Repeated requests by The Sunrise to the BoU for details on the fund have yielded no responses so far. The problem is made worse by the evident lack of literature or promotional materials in banking halls or in the mass media and bill boards to bring the opportunities to the attention of intended beneficiaries.

Other organisations like aBi-Trust, which is supported by foreigners like the Dutch, have funds which can be accessed by agribusinesses involved in the value chain system.

According to Josephine Mukumbya of aBi-Trust, between 2010 and 2013, aBi-Trust managed to facilitate access such financing to over 90,000 agribusiness value chain actors through Lines of Credit and Guarantees.
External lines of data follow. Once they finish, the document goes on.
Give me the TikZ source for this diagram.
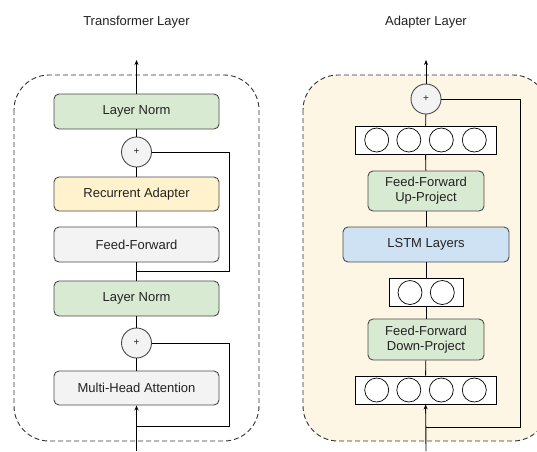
\documentclass[tikz,border=0pt]{standalone}
\usepackage{fontspec}
\setmainfont{Liberation Sans}
\usetikzlibrary{arrows.meta}
\definecolor{ink}{HTML}{222222}
\definecolor{edge}{HTML}{4A4A4A}
\definecolor{greenfill}{HTML}{D9EAD3}
\definecolor{yellowfill}{HTML}{FFF2CC}
\definecolor{grayfill}{HTML}{F3F3F3}
\definecolor{bluefill}{HTML}{CFE2F3}
\definecolor{creamfill}{HTML}{FEF6E4}
\tikzset{
  txt/.style={font=\fontsize{13}{15}\selectfont, text=ink},
  block/.style={txt, draw=edge, line width=0.9pt, rounded corners=5pt,
    inner sep=0pt, align=center},
  sumnode/.style={txt, circle, draw=edge, line width=0.9pt, fill=grayfill,
    minimum size=30pt, inner sep=0pt, font=\fontsize{10}{12}\selectfont},
  vecbox/.style={draw=black, line width=0.8pt, fill=white, inner sep=0pt},
  unit/.style={circle, draw=black, line width=0.7pt, fill=white,
    minimum size=24pt, inner sep=0pt},
  wire/.style={draw=black, line width=0.9pt},
  flow/.style={wire, -{Stealth[length=5pt,width=4pt]}},
  outline/.style={draw=black!80, line width=0.9pt, dash pattern=on 5pt off 3pt,
    rounded corners=35pt},
}
\begin{document}
\begin{tikzpicture}[x=1pt, y=-1pt]
\useasboundingbox (0,0) rectangle (537,451);
\clip (0,0) rectangle (537,451);

% ---------- Transformer layer ----------
\node[txt] (ttitle) at (136.5,22) {Transformer Layer};
\draw[outline] (14,75) rectangle (259,441);

\node[block, fill=greenfill, minimum width=165pt, minimum height=35pt] (ln1) at (136.5,111.5) {Layer Norm};
\node[sumnode] (p1) at (136.5,152) {+};
\node[block, fill=yellowfill, minimum width=165pt, minimum height=34pt] (ra) at (136.5,194) {Recurrent Adapter};
\node[block, fill=grayfill, minimum width=165pt, minimum height=35pt] (ff) at (136.5,244.5) {Feed-Forward};
\node[block, fill=greenfill, minimum width=165pt, minimum height=35pt] (ln2) at (136.5,298.5) {Layer Norm};
\node[sumnode] (p2) at (136.5,343) {+};
\node[block, fill=grayfill, minimum width=165pt, minimum height=34pt] (mha) at (136.5,388) {Multi-Head Attention};

\coordinate (tout) at (136.5,60);
\coordinate (tin) at (136.5,451);
\coordinate (j1) at (136.5,271);
\coordinate (j2) at (136.5,426);
\coordinate (k1) at (229,271);
\coordinate (k2) at (229,426);

\draw[flow] (ln1) -- (tout);
\draw[wire] (p1) -- (ln1);
\draw[wire] (ra) -- (p1);
\draw[wire] (ff) -- (ra);
\draw[wire] (ln2) -- (ff);
\draw[wire] (p2) -- (ln2);
\draw[wire] (mha) -- (p2);
\draw[flow] (tin) -- (mha);
\draw[wire] (p1.east) -| (k1) -- (j1);
\draw[wire] (p2.east) -| (k2) -- (j2);

% ---------- Adapter layer ----------
\node[txt] (atitle) at (426,22) {Adapter Layer};
\draw[outline, fill=creamfill] (303,75) rectangle (548,441);

\node[sumnode] (ap) at (426,99) {+};

\node[vecbox, minimum width=141pt, minimum height=28pt] (vtop) at (425.5,140) {};
\foreach \i/\cx in {1/376.7, 2/408.8, 3/441.3, 4/474.3}
  \node[unit] (vt\i) at (\cx,140) {};

\node[block, fill=greenfill, minimum width=116pt, minimum height=40pt] (up) at (426,191) {Feed-Forward\\Up-Project};
\node[block, fill=bluefill, minimum width=166pt, minimum height=35pt] (lstm) at (426,244.5) {LSTM Layers};

\node[vecbox, minimum width=74pt, minimum height=28.5pt] (vmid) at (426,292.5) {};
\foreach \i/\cx in {1/410, 2/442.3}
  \node[unit] (vm\i) at (\cx,292.5) {};

\node[block, fill=greenfill, minimum width=116pt, minimum height=41pt] (down) at (426,339.5) {Feed-Forward\\Down-Project};

\node[vecbox, minimum width=141pt, minimum height=28pt] (vbot) at (425.5,390) {};
\foreach \i/\cx in {1/376.7, 2/408.8, 3/441.3, 4/474.3}
  \node[unit] (vb\i) at (\cx,390) {};

\coordinate (aout) at (426,60);
\coordinate (ain) at (426,451);
\coordinate (aj) at (426,427);
\coordinate (ak) at (520,427);

\draw[flow] (ap) -- (aout);
\draw[wire] (vtop) -- (ap);
\draw[wire] (up) -- (vtop);
\draw[wire] (lstm) -- (up);
\draw[wire] (vmid) -- (lstm);
\draw[wire] (down) -- (vmid);
\draw[wire] (vbot) -- (down);
\draw[flow] (ain) -- (vbot);
\draw[wire] (ap.east) -| (ak) -- (aj);
\end{tikzpicture}
\end{document}
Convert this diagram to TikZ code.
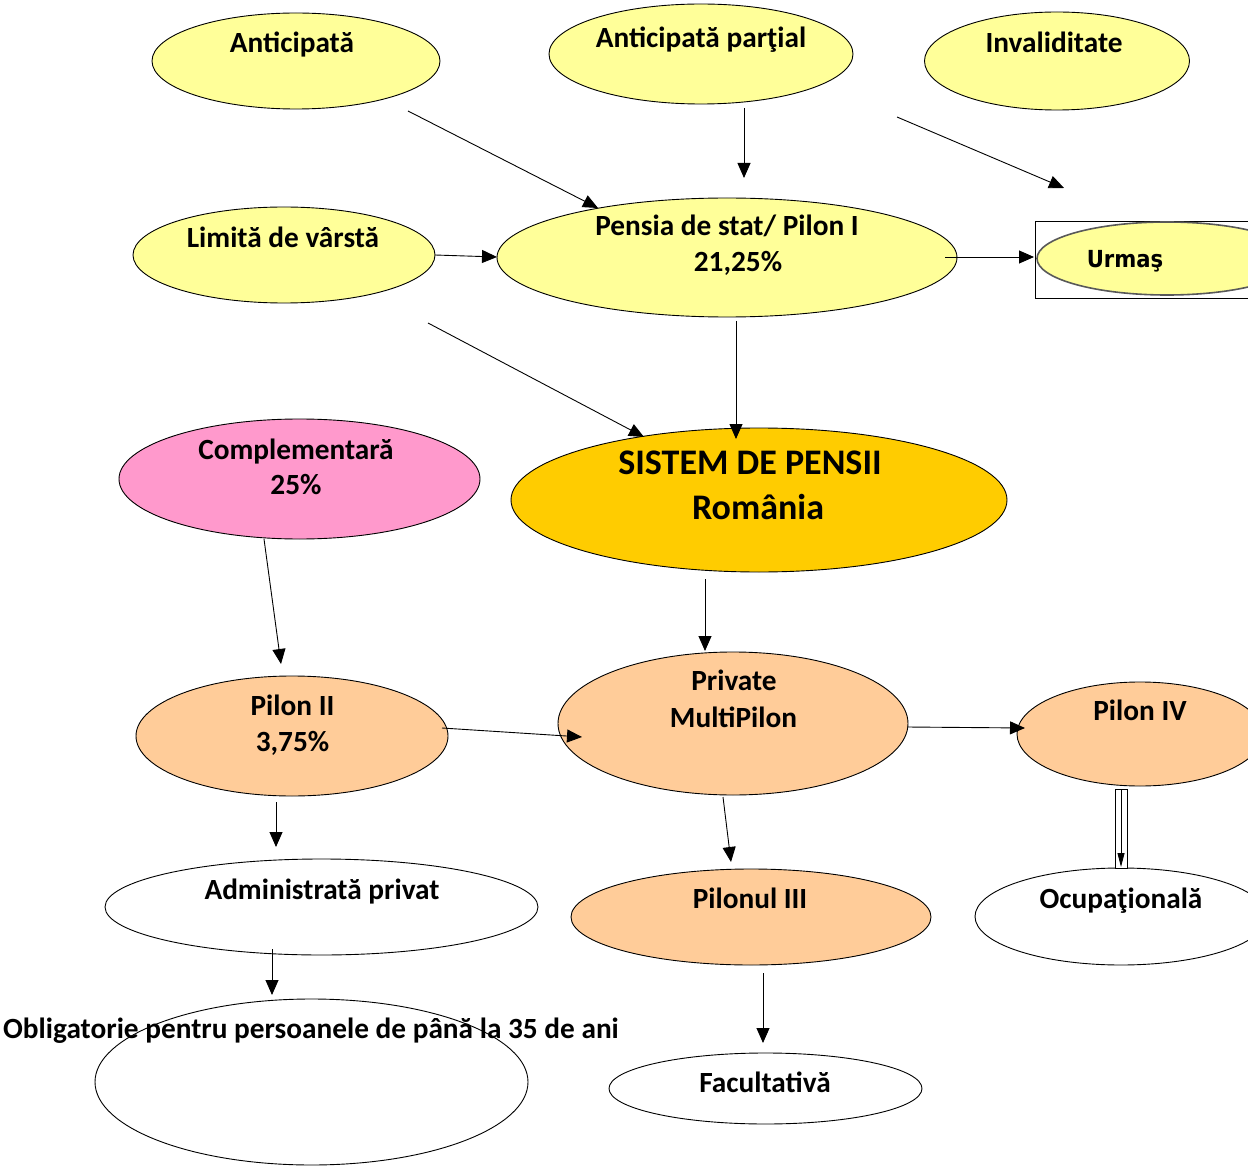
\documentclass[tikz,border=0pt]{standalone}
\usepackage{fontspec}
\setmainfont{Carlito}
\newfontfamily\urmfont{DejaVu Sans Condensed}
\usetikzlibrary{shapes.geometric,arrows.meta}
\definecolor{yel}{HTML}{FFFF99}
\definecolor{pinkc}{HTML}{FF99CC}
\definecolor{goldc}{HTML}{FFCC00}
\definecolor{peach}{HTML}{FFCC99}
\begin{document}
\begin{tikzpicture}[x=1pt,y=-1pt,
  ell/.style={ellipse, draw=black, line width=0.9pt, inner sep=0pt},
  yelE/.style={ell, fill=yel},
  peachE/.style={ell, fill=peach},
  whiteE/.style={ell, fill=white},
  txt/.style={anchor=base, inner sep=0pt, font=\fontsize{29.3}{36}\selectfont\bfseries},
  bigtxt/.style={anchor=base, inner sep=0pt, font=\fontsize{36}{44}\selectfont\bfseries},
  arr/.style={draw=black, line width=0.9pt, -{Triangle[length=15pt,width=13pt]}},
  thinarr/.style={draw=black, line width=0.9pt, -{Triangle[length=14pt,width=7pt]}},
]
\path[use as bounding box] (0,0) rectangle (1248,1166);
\clip (0,0) rectangle (1248,1166);

% ellipses
\node[yelE, minimum width=288, minimum height=96] (ant) at (296,61) {};
\node[yelE, minimum width=304, minimum height=100] (antp) at (701,54) {};
\node[yelE, minimum width=265, minimum height=98] (inv) at (1057,61) {};
\node[yelE, minimum width=302, minimum height=96] (lim) at (284,255) {};
\node[yelE, minimum width=460, minimum height=119] (pen) at (727,257.5) {};
\node[draw=black, line width=0.9pt, fill=white, minimum width=264, minimum height=77, inner sep=0pt] (urmbox) at (1167,259.5) {};
\node[ell, fill=yel, draw=black!65, line width=1.6pt, minimum width=260, minimum height=73] (urm) at (1167,258.5) {};
\node[ell, fill=pinkc, minimum width=361, minimum height=120] (comp) at (299.5,479) {};
\node[ell, fill=goldc, minimum width=496, minimum height=144] (sis) at (759,500) {};
\node[peachE, minimum width=312, minimum height=120] (p2) at (292,736) {};
\node[peachE, minimum width=350, minimum height=143] (priv) at (733,723.5) {};
\node[peachE, minimum width=246, minimum height=104] (p4) at (1140,734) {};
\node[whiteE, minimum width=433, minimum height=96] (adm) at (321.5,907) {};
\node[peachE, minimum width=360, minimum height=96] (p3) at (751,917) {};
\node[whiteE, minimum width=292, minimum height=97] (ocu) at (1121,916.5) {};
\node[whiteE, minimum width=433, minimum height=166] (obl) at (311.5,1082) {};
\node[whiteE, minimum width=313, minimum height=71] (fac) at (765.5,1088.5) {};

% texts
\node[txt] (antT) at (292,53) {Anticipată};
\node[txt] (antpT) at (701,48) {Anticipată parţial};
\node[txt] (invT) at (1054,53) {Invaliditate};
\node[txt] (limT) at (283,248) {Limită de vârstă};
\node[txt] (penT1) at (727,236) {Pensia de stat/ Pilon I};
\node[txt] (penT2) at (738,272) {21,25\%};
\node[anchor=base, inner sep=0pt, font=\urmfont\fontsize{23.5}{28}\selectfont\bfseries] (urmT) at (1125,268) {Urmaş};
\node[txt] (compT1) at (296,459) {Complementară};
\node[txt] (compT2) at (296,494) {25\%};
\node[bigtxt] (sisT1) at (750,474) {SISTEM DE PENSII};
\node[bigtxt] (sisT2) at (758,519) {România};
\node[txt] (p2T1) at (292.5,715) {Pilon II};
\node[txt] (p2T2) at (292.5,751) {3,75\%};
\node[txt] (privT1) at (734,690) {Private};
\node[txt] (privT2) at (733.5,727) {MultiPilon};
\node[txt] (p4T) at (1140,720) {Pilon IV};
\node[txt] (admT) at (322,899) {Administrată privat};
\node[txt] (p3T) at (750,908) {Pilonul III};
\node[txt] (ocuT) at (1121,908) {Ocupaţională};
\node[txt] (oblT) at (311,1038) {Obligatorie pentru persoanele de până la 35 de ani};
\node[txt] (facT) at (765,1092) {Facultativă};

% connector end points
\coordinate (antOut) at (408,111);   \coordinate (penInA) at (598,208);
\coordinate (antpOut) at (744,108);  \coordinate (penInB) at (744,178);
\coordinate (invOut) at (897,117);   \coordinate (invEnd) at (1064,188);
\coordinate (limOut) at (435,255);   \coordinate (penInC) at (497,257);
\coordinate (penOutR) at (945,257);  \coordinate (urmIn) at (1034,257);
\coordinate (limOut2) at (428,323);  \coordinate (sisInA) at (644,437);
\coordinate (penOutB) at (736,321);  \coordinate (sisInB) at (736,439);
\coordinate (compOut) at (264,539);  \coordinate (p2In) at (281,664);
\coordinate (sisOut) at (705,579);   \coordinate (privInT) at (705,651);
\coordinate (p2OutR) at (442,728);   \coordinate (privInL) at (582,737);
\coordinate (privOutR) at (907,727); \coordinate (p4In) at (1025,728);
\coordinate (p2OutB) at (276,802);   \coordinate (admIn) at (276,847);
\coordinate (privOutB) at (723,797); \coordinate (p3In) at (731,862);
\coordinate (admOut) at (272,949);   \coordinate (oblIn) at (272,995);
\coordinate (p3Out) at (763,973);    \coordinate (facIn) at (763,1043);
\coordinate (p4Out) at (1121,790);   \coordinate (ocuIn) at (1121,867);

% connectors
\draw[arr] (antOut) -- (penInA);
\draw[arr] (antpOut) -- (penInB);
\draw[arr] (invOut) -- (invEnd);
\draw[arr] (limOut) -- (penInC);
\draw[arr] (penOutR) -- (urmIn);
\draw[arr] (limOut2) -- (sisInA);
\draw[arr] (penOutB) -- (sisInB);
\draw[arr] (compOut) -- (p2In);
\draw[arr] (sisOut) -- (privInT);
\draw[arr] (p2OutR) -- (privInL);
\draw[arr] (privOutR) -- (p4In);
\draw[arr] (p2OutB) -- (admIn);
\draw[arr] (privOutB) -- (p3In);
\draw[arr] (admOut) -- (oblIn);
\draw[arr] (p3Out) -- (facIn);
\node[draw=black, line width=0.9pt, fill=white, minimum width=12, minimum height=79, inner sep=0pt] (dbl) at (1121,828.5) {};
\draw[thinarr] (p4Out) -- (ocuIn);
\end{tikzpicture}
\end{document}
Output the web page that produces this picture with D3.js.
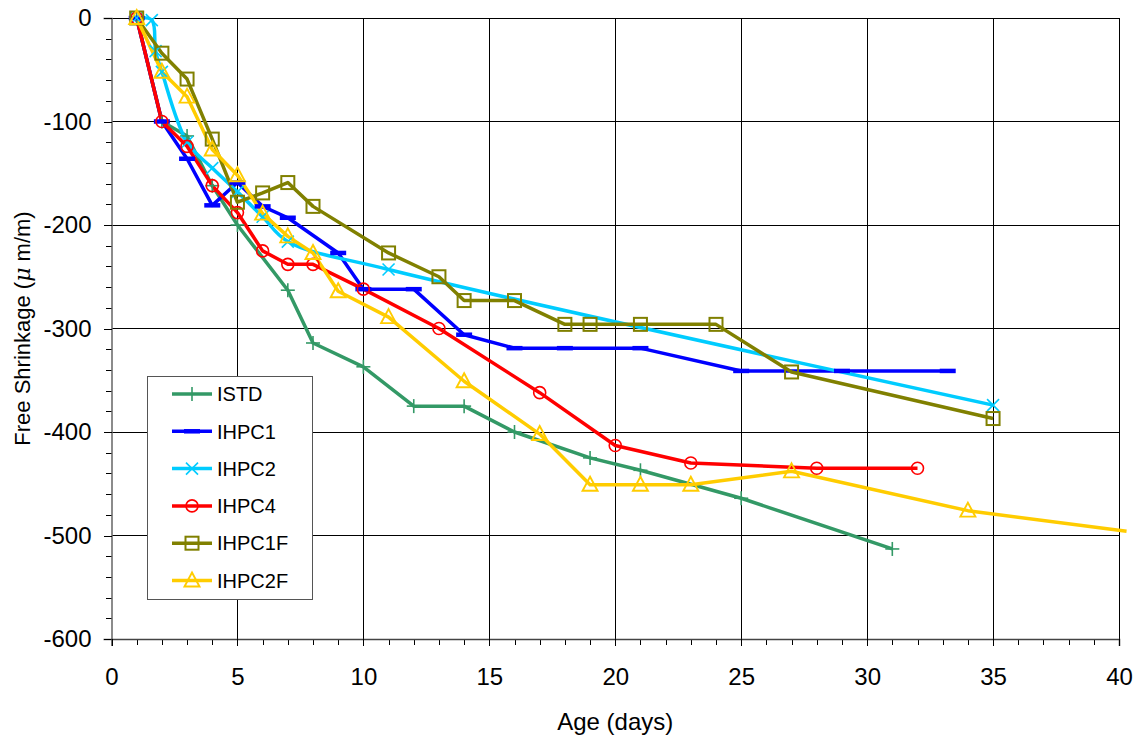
<!DOCTYPE html>
<html><head><meta charset="utf-8">
<script src="https://cdn.jsdelivr.net/npm/d3@7"></script>
<style>
html,body{margin:0;padding:0;background:#fff;}
svg{display:block;font-family:"Liberation Sans",Arial,sans-serif;}
</style></head>
<body>
<svg id="chart" width="1142" height="742"></svg>
<script>
// ---- data ----
const seriesNames = ["ISTD","IHPC1","IHPC2","IHPC4","IHPC1F","IHPC2F"];
const istdDays   = [1,2,3,4,5,7,8,10,12,14,16,19,21,25,31];
const istdVals   = [0,-100,-114,-162,-200,-263,-314,-337,-375,-375,-400,-425,-437,-464,-513];
const ihpc1Days  = [1,2,3,4,5,6,7,9,10,12,14,16,18,21,25,29,33.2];
const ihpc1Vals  = [0,-100,-136,-181,-159,-182,-193,-227,-262,-262,-306,-319,-319,-319,-341,-341,-341];
const ihpc2Days  = [1,1.6,1.75,2,3,4,5,6,7,11,35];
const ihpc2Vals  = [0,-2,-32,-52,-120,-145,-168,-192,-216,-243,-374];
const ihpc4Days  = [1,2,3,4,5,6,7,8,10,13,17,20,23,28,32];
const ihpc4Vals  = [0,-100,-124,-162,-188,-225,-238,-238,-262,-300,-362,-413,-430,-435,-435];
const ihpc1fDays = [1,2,3,4,5,6,7,8,11,13,14,16,18,19,21,24,27,35];
const ihpc1fVals = [0,-34,-59,-117,-178,-169,-159,-182,-227,-250,-273,-273,-296,-296,-296,-296,-342,-387];
const ihpc2fDays = [1,2,3,4,5,6,7,8,9,11,14,17,19,21,23,27,34,40.3];
const ihpc2fVals = [0,-52,-76,-127,-152,-189,-211,-227,-264,-289,-351,-402,-451,-451,-451,-438,-476,-496];
const xTicks = [0,5,10,15,20,25,30,35,40];
const yTicks = [0,-100,-200,-300,-400,-500,-600];
const xLabel = "Age (days)";

const colors  = ["#339966","#0000ff","#00ccff","#ff0000","#808000","#ffcc00"];
const markers = ["plus","dash","cross","circle","square","triangle"];
const smooth  = [false,false,true,false,false,false];
const lastMarkerShown = [true,true,true,true,true,false];

const allDays = [istdDays,ihpc1Days,ihpc2Days,ihpc4Days,ihpc1fDays,ihpc2fDays];
const allVals = [istdVals,ihpc1Vals,ihpc2Vals,ihpc4Vals,ihpc1fVals,ihpc2fVals];
const series = seriesNames.map((n,i)=>({name:n,color:colors[i],marker:markers[i],smooth:smooth[i],
  pts:allDays[i].map((d,j)=>({x:d,y:allVals[i][j]})), lastMarker:lastMarkerShown[i]}));

// ---- layout ----
const svg = d3.select("#chart");
const L=111.5, R=1119, T=18, B=639;
const x = d3.scaleLinear().domain([0,40]).range([L,R]);
const y = d3.scaleLinear().domain([-600,0]).range([B,T]);

// gridlines
const grid = svg.append("g").attr("shape-rendering","crispEdges");
grid.selectAll(".hg").data(yTicks.filter(v=>v>-600)).enter().append("line")
  .attr("x1",L).attr("x2",R).attr("y1",d=>y(d)).attr("y2",d=>y(d))
  .attr("stroke","#000").attr("stroke-width",1);
grid.selectAll(".vg").data(xTicks.filter(v=>v>0)).enter().append("line")
  .attr("x1",d=>x(d)).attr("x2",d=>x(d)).attr("y1",T).attr("y2",B)
  .attr("stroke","#000").attr("stroke-width",1);

// minor ticks
const yMinor = d3.range(-600,1,20).filter(v=>v%100!==0);
const xMinor = d3.range(0,41,1).filter(v=>v%5!==0);
svg.append("g").attr("transform",`translate(${L},0)`)
  .call(d3.axisLeft(y).tickValues(yMinor).tickSize(6).tickFormat(""))
  .call(g=>g.select(".domain").remove())
  .call(g=>g.selectAll("line").attr("stroke","#000").attr("shape-rendering","crispEdges"));
svg.append("g").attr("transform",`translate(0,${B})`)
  .call(d3.axisBottom(x).tickValues(xMinor).tickSize(6).tickFormat(""))
  .call(g=>g.select(".domain").remove())
  .call(g=>g.selectAll("line").attr("stroke","#000").attr("shape-rendering","crispEdges"));

// major axes
const yAxis = svg.append("g").attr("transform",`translate(${L},0)`)
  .call(d3.axisLeft(y).tickValues(yTicks).tickSize(8).tickPadding(12).tickFormat(d3.format("d")));
yAxis.select(".domain").attr("stroke","#666").attr("stroke-width",1.5);
yAxis.selectAll("line").attr("stroke","#000").attr("shape-rendering","crispEdges");
yAxis.selectAll("text").attr("font-size",24).attr("fill","#000")
  .attr("font-family","Liberation Sans, Arial, sans-serif").text(d=>String(d).replace("\u2212","-"));

const xAxis = svg.append("g").attr("transform",`translate(0,${B})`)
  .call(d3.axisBottom(x).tickValues(xTicks).tickSize(7).tickPadding(22).tickFormat(d3.format("d")));
xAxis.select(".domain").attr("stroke","#444").attr("stroke-width",1.5);
xAxis.selectAll("line").attr("stroke","#000").attr("shape-rendering","crispEdges");
xAxis.selectAll("text").attr("font-size",24).attr("fill","#000")
  .attr("font-family","Liberation Sans, Arial, sans-serif");

// axis titles
svg.append("text").attr("x",(L+R)/2).attr("y",730).attr("text-anchor","middle")
  .attr("font-size",24).text(xLabel);
const yt = svg.append("text").attr("transform",`translate(30,${(T+B)/2}) rotate(-90)`)
  .attr("text-anchor","middle").attr("font-size",22);
yt.append("tspan").text("Free Shrinkage (");
yt.append("tspan").attr("font-style","italic").attr("font-family","DejaVu Serif, serif").text("\u03bc");
yt.append("tspan").text(" m/m)");

// marker drawer
function drawMarker(g, type, color){
  const sw=1.6;
  if(type==="plus"){
    g.append("line").attr("x1",-7).attr("x2",7).attr("stroke",color).attr("stroke-width",sw);
    g.append("line").attr("y1",-7).attr("y2",7).attr("stroke",color).attr("stroke-width",sw);
  } else if(type==="dash"){
    g.append("line").attr("x1",-8).attr("x2",8).attr("stroke",color).attr("stroke-width",4.5);
  } else if(type==="cross"){
    g.append("line").attr("x1",-6).attr("x2",6).attr("y1",-6).attr("y2",6).attr("stroke",color).attr("stroke-width",sw);
    g.append("line").attr("x1",-6).attr("x2",6).attr("y1",6).attr("y2",-6).attr("stroke",color).attr("stroke-width",sw);
  } else if(type==="circle"){
    g.append("circle").attr("r",6).attr("fill","none").attr("stroke",color).attr("stroke-width",sw);
  } else if(type==="square"){
    g.append("rect").attr("x",-6.5).attr("y",-6.5).attr("width",13).attr("height",13)
      .attr("fill","none").attr("stroke",color).attr("stroke-width",sw+0.4);
  } else if(type==="triangle"){
    g.append("path").attr("d","M0,-8L7.5,6L-7.5,6Z").attr("fill","none").attr("stroke",color).attr("stroke-width",sw+0.3);
  }
}

// series
const plot = svg.append("g");
series.forEach(s=>{
  const line = d3.line().x(d=>x(d.x)).y(d=>y(d.y))
    .curve(s.smooth ? d3.curveCatmullRom.alpha(0.5) : d3.curveLinear);
  plot.append("path").datum(s.pts).attr("d",line).attr("fill","none")
    .attr("stroke",s.color).attr("stroke-width",3.5).attr("stroke-linejoin","round");
});
series.forEach(s=>{
  const pts = s.lastMarker ? s.pts : s.pts.slice(0,-1);
  pts.forEach(p=>{
    const g = plot.append("g").attr("transform",`translate(${x(p.x)},${y(p.y)})`);
    drawMarker(g,s.marker,s.color);
  });
});

// legend
const lg = svg.append("g");
lg.append("rect").attr("x",147).attr("y",376).attr("width",165).attr("height",223)
  .attr("fill","#fff").attr("stroke","#555").attr("stroke-width",1).attr("shape-rendering","crispEdges");
series.forEach((s,i)=>{
  const yy = 394 + i*37.3;
  lg.append("line").attr("x1",172).attr("x2",212).attr("y1",yy).attr("y2",yy)
    .attr("stroke",s.color).attr("stroke-width",3.5);
  const g = lg.append("g").attr("transform",`translate(192,${yy})`);
  drawMarker(g,s.marker,s.color);
  lg.append("text").attr("x",217).attr("y",yy).attr("dy","0.36em").attr("font-size",20).text(s.name);
});
</script>
</body></html>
“We work with financial institutions across all tiers, to address constraints limiting supply of financial services for farmers and other value chain actors. aBi-Trust also supports banks to identify and train the existing and potential client in financial literacy and make them more attractive and bankable hence increasing the demand for financial services,” said Mukumbya.

Subsistence production

The sheer low level of output by majority of farmers in Uganda, often caused by poor inputs and declining soil fertility, means that many farmers can hardly get excess output to take to the market.

As noted by Mukumbya, improving access to credit for farmers in Uganda needs to be complemented by other binding constraints such as addressing the extension system, better inputs and better agronomics practices.

Mukumbya said: “Access to financial services is not the only key ingredient to increasing productivity, but it needs to be coupled with extension systems that enable small holders to improve agricultural practices to generate surpluses that enable them repay the loans.”

She added that increased access to affordable insurance products, as well as increased technical assistance to agribusiness actors, especially at production level, would go a long way in improving productivity, quality and value addition for the benefit of agribusiness actors.